## PROBLEM TO WORK ON
Scan the data below and pick out the lines containing the word "this".

## RECORD EXTRACTS
▬▬▬▬▬▬

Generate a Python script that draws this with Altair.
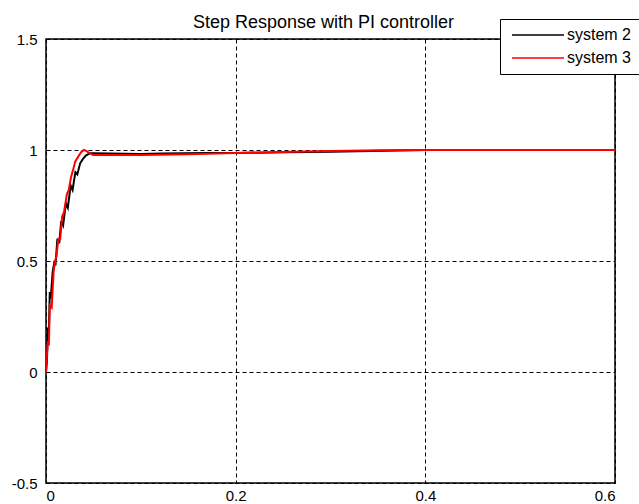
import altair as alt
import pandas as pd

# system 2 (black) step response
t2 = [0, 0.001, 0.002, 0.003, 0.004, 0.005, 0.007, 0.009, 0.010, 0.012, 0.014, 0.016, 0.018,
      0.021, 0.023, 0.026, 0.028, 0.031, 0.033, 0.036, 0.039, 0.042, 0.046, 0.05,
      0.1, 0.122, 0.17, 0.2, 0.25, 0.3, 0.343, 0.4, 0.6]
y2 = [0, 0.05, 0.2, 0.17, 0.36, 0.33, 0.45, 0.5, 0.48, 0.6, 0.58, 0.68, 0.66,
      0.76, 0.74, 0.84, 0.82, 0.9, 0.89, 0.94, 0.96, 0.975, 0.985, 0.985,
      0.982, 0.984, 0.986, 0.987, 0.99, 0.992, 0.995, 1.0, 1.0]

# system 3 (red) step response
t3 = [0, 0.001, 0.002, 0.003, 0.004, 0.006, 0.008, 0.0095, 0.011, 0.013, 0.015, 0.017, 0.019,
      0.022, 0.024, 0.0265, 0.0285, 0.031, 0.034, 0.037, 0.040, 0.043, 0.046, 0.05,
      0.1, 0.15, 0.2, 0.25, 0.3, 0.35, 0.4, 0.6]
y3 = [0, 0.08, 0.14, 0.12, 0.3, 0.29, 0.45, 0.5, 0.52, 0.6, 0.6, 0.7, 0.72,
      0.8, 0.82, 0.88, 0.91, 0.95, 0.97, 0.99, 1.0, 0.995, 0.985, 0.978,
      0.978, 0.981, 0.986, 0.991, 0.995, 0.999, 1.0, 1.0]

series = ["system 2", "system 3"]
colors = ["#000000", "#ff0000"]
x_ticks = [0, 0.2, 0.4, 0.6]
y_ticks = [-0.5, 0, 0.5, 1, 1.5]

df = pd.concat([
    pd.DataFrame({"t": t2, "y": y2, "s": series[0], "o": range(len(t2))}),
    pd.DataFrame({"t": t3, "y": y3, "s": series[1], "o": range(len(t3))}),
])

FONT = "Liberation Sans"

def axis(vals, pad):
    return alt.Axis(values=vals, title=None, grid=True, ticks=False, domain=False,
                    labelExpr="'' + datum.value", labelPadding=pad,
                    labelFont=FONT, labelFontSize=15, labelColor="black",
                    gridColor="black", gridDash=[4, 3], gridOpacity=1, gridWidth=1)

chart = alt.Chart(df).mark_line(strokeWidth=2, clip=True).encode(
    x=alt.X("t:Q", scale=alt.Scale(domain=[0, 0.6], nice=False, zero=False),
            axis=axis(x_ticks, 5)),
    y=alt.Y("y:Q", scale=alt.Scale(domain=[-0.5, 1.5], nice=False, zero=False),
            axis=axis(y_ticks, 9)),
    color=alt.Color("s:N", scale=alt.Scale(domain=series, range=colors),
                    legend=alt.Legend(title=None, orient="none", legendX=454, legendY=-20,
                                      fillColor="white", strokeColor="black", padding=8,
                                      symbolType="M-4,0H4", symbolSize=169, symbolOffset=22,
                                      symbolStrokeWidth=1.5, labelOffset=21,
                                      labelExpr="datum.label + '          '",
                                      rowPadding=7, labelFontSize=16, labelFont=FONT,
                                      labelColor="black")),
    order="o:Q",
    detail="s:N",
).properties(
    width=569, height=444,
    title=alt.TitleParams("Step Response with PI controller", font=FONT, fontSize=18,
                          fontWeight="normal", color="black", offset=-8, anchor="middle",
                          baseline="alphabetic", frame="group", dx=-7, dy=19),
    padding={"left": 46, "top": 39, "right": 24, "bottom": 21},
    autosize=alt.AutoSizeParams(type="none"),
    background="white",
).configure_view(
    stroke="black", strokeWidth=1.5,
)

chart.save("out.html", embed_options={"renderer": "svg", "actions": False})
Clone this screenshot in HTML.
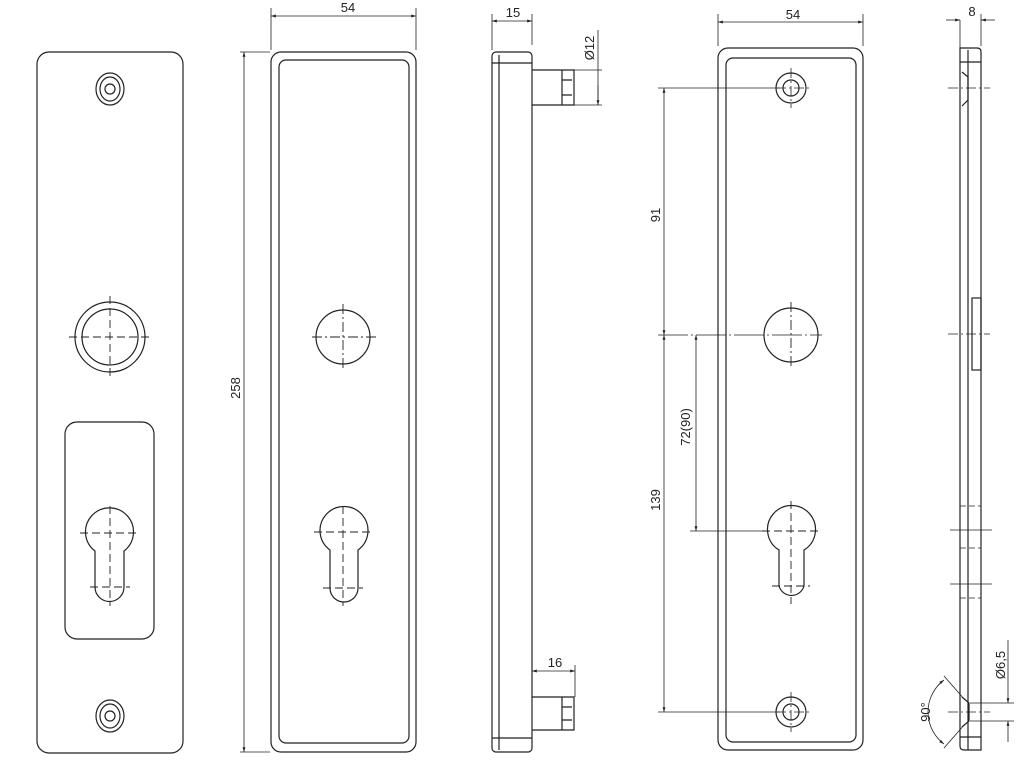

▬▬▬▬▬▬

## ANSWER TO THE PROBLEM
Generate a Python script that draws this with Altair.
Clone this screenshot in HTML.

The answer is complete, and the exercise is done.